The plot and structure of the original film have been fairly rigidly adhered to with some minor modifications to accommodate the songs, so it’s hardly worth belaboring the already well-known beats. What’s disappointing is that the film seems to mostly agree, so characters whose journeys felt relatable and human in the original now feel like Cliff’s Notes versions of themselves. Angourie Rice’s version of Cady Heron has had her zoological interest in her classmates stripped bare in favor of purely wishing to have a normal teenage social life, a rather reductive interpretation of the character.

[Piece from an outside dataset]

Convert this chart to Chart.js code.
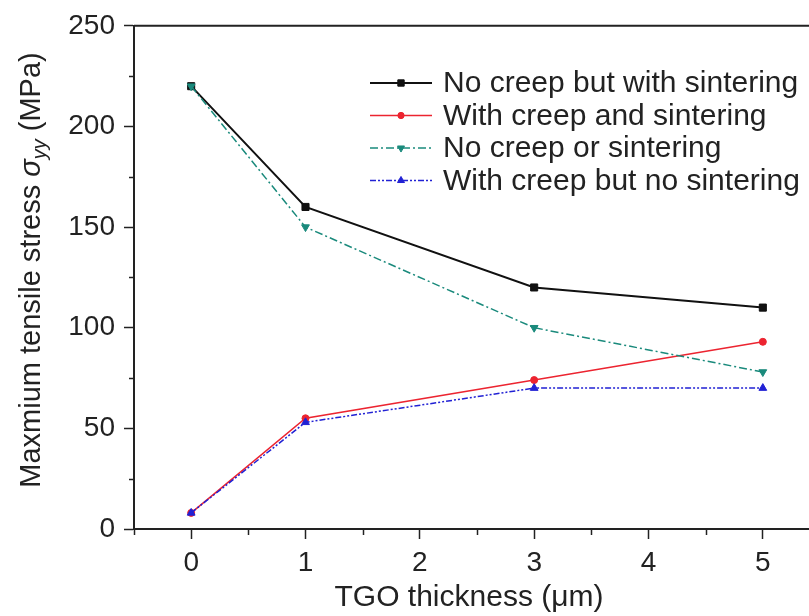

We are often told through the medium of song that Reneé Rapp’s Regina George is a domineering queen of the school, but her presence in the film never really holds that kind of gravity, even with Gretchen (Bebe Wood) and Karen (Avantika) submissively hovering in her orbit.
The plot hatched by art weirdos Janis (Auli’i Cravalho) and Damian (Jaquel Spivey)—absolute showstealers both comically and vocally—to have Cady infiltrate the Plastics clique as revenge for Regina’s awfulness is technically present in its entirety, along with Cady’s transformation into a popularity-pursuing monster, but the beats feel like they are on fast-forward without giving the actors much space to find their own interpretations of these characters. This likely has everything to do with the unavoidably referential nature of the stage musical it’s adapting. The musical numbers and callbacks to the memeable jokes of the 2004 film work well for a production that is couching its existence on fondness for, and familiarity with, a popular film; a whole subgenre of stage musicals relies on this exact conceit. But it’s bizarre for a film remake to couch itself so heavily on that same familiarity, recycling jokes enough times that it comes across as cynical. It begs the question of why you wouldn’t just watch the original again.
The obvious answer there is the songs, and the tragedy of those misplaced narrative priorities is that the musical numbers, on their own, are actually very well staged and performed. This is the feature debut of directors Samantha Jayne and Arturo Perez Jr., who make a meal of these sequences, setting up complicated shots that move through expertly choreographed dancers and convey heightened emotion to great effect. “Someone Gets Hurt” is an eerie trip through Regina’s manipulation of Aaron (Christopher Briney) at a Halloween party full of frozen, stuttering teens. “Revenge Party” is a chaotic technicolor party in the confetti-strewn halls of the school, and “I’d Rather Be Me” is just a barnburner showcase of Cravalho’s command over the camera. It’s easy to see why the stage musical was popular with songs this energetic and fun, so it’s heartening to see Jayne and Perez translate that energy to screen with such joy and fervor.
But this isn’t a review of a string of musical numbers in a YouTube compilation. Within the context of Mean Girls the movie-musical-remake, these highlights are overshadowed by the film’s inability to stand on its own. The songs and the performances thereof have been packaged in such a way that they are now more accessible than ever, for an audience that mostly never got to see them performed as originally staged. Yet the film that inspired them has been reduced to a hollow shell in which to carry them, like so much plastic meant to be thrown away.